All of these things sound fantastic, and it’s easy to think we want to do it all, but time is a limiting factor. Think about it this way: If they were unable to meet a certain goal (volunteer in the community, going to a great college, being an imam, etc.), would you feel you failed? Would you be upset about it? Only when the answer is yes, then you should consider that to be a goal.

3. Realize Your Child’s Goals

This is very important to know. Is your goal the one that your child also wants to achieve? Your child is now starting to really understand what they like and don’t like, and how they see themselves in the real world. If they are not interested in the goals you set for them, there are some hard times ahead for both of you. It is best to follow what your child is passionate about, but if that is not possible, find some middle ground.

4. Explore Curriculum

Now that you have an idea of how your child works best, and what you’re aiming toward, it is time to get to the nitty-gritty and pick some curriculum, alhamdulilah! One of the best ways to narrow it down is to understand what homeschool approach best matches your family. Here are a few Homeschool Approaches to review. It’s not necessary to pick just one. Knowing what seems like a good fit for both you and your child, will help with the search.

You can search for “Classical 7th grade curriculum” and likely come across someone’s blog post about what they chose for that year. If you’re stuck on one subject, you can search for “Charlotte Mason science curriculum” and see what comes up. There will likely be many rabbit holes you go down, to find exactly what you are looking for. Expect to spend a couple of hours each day, for a few days, to really narrow things down. The first year is the hardest, so take heart, it really does gets easier, Inshallah.

5. Practice Your Routine

You don’t need to have all your curriculum on hand, but if you have some school-type activities, see what it feels like to begin your day at 8am, have lunch, and add in other things you want to fit into your routine. We learned early on that my oldest needs to do her harder subjects before lunch. After lunch there can easily be tears and lots of frustration because she’s just not as sharp as she is before noon.

If you do have your curriculum, give yourself a week or so to try things out, be fully ready to call a day short if you’re having troubles. It’s better to find the issues and work on it tomorrow than trying to fix an issue when everyone is on edge.

6. Make a Plan

Notice I haven’t mentioned making lesson plans yet? It’s important to know how everyone works, and what a routine will look like before taking the time to make your lesson plan. There are lots of free options available. My favorite free option is printable organizers on Donna Young’s website. You can also try an online planner, which you can find for free on the web, but I have tried some paid online planners like Lesson Trek, with more success. It has a trial period, so you can try it out and see if it is a good fit for yourself.

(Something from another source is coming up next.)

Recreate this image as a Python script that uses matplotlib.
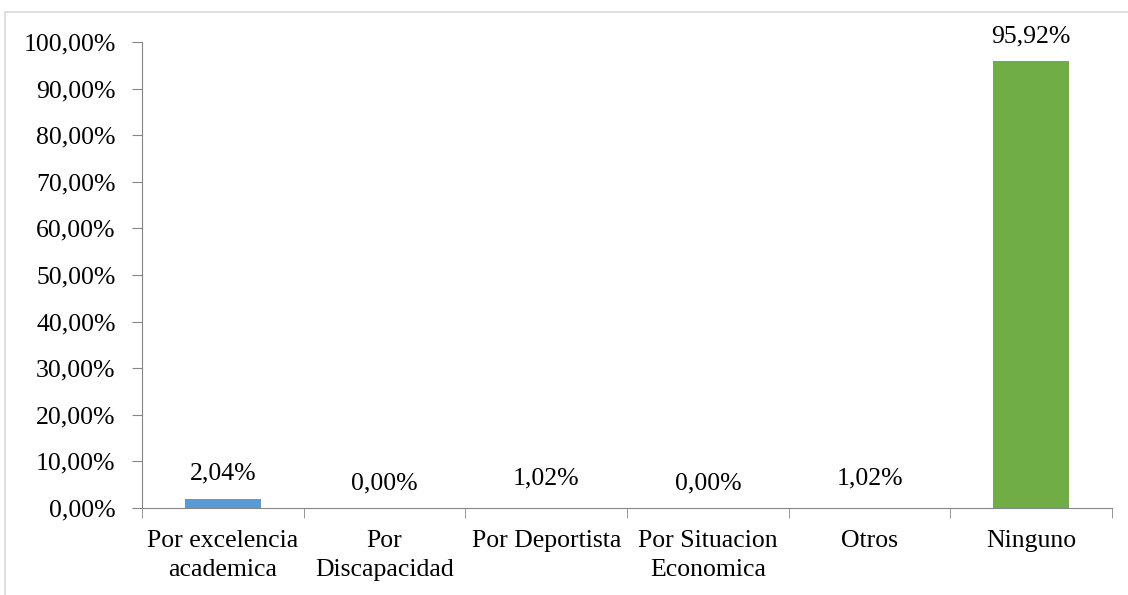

Remember, everyone’s homeschool is going to look a little different, and that’s okay. We all have different families, different needs, and different goals. Alhamdulilah, the world is a diverse place. It’s helpful to talk to other families about what they are doing so you know what options are available, but be careful not to start comparing yourself with others and working overtime to do things that don’t meet your family’s goals.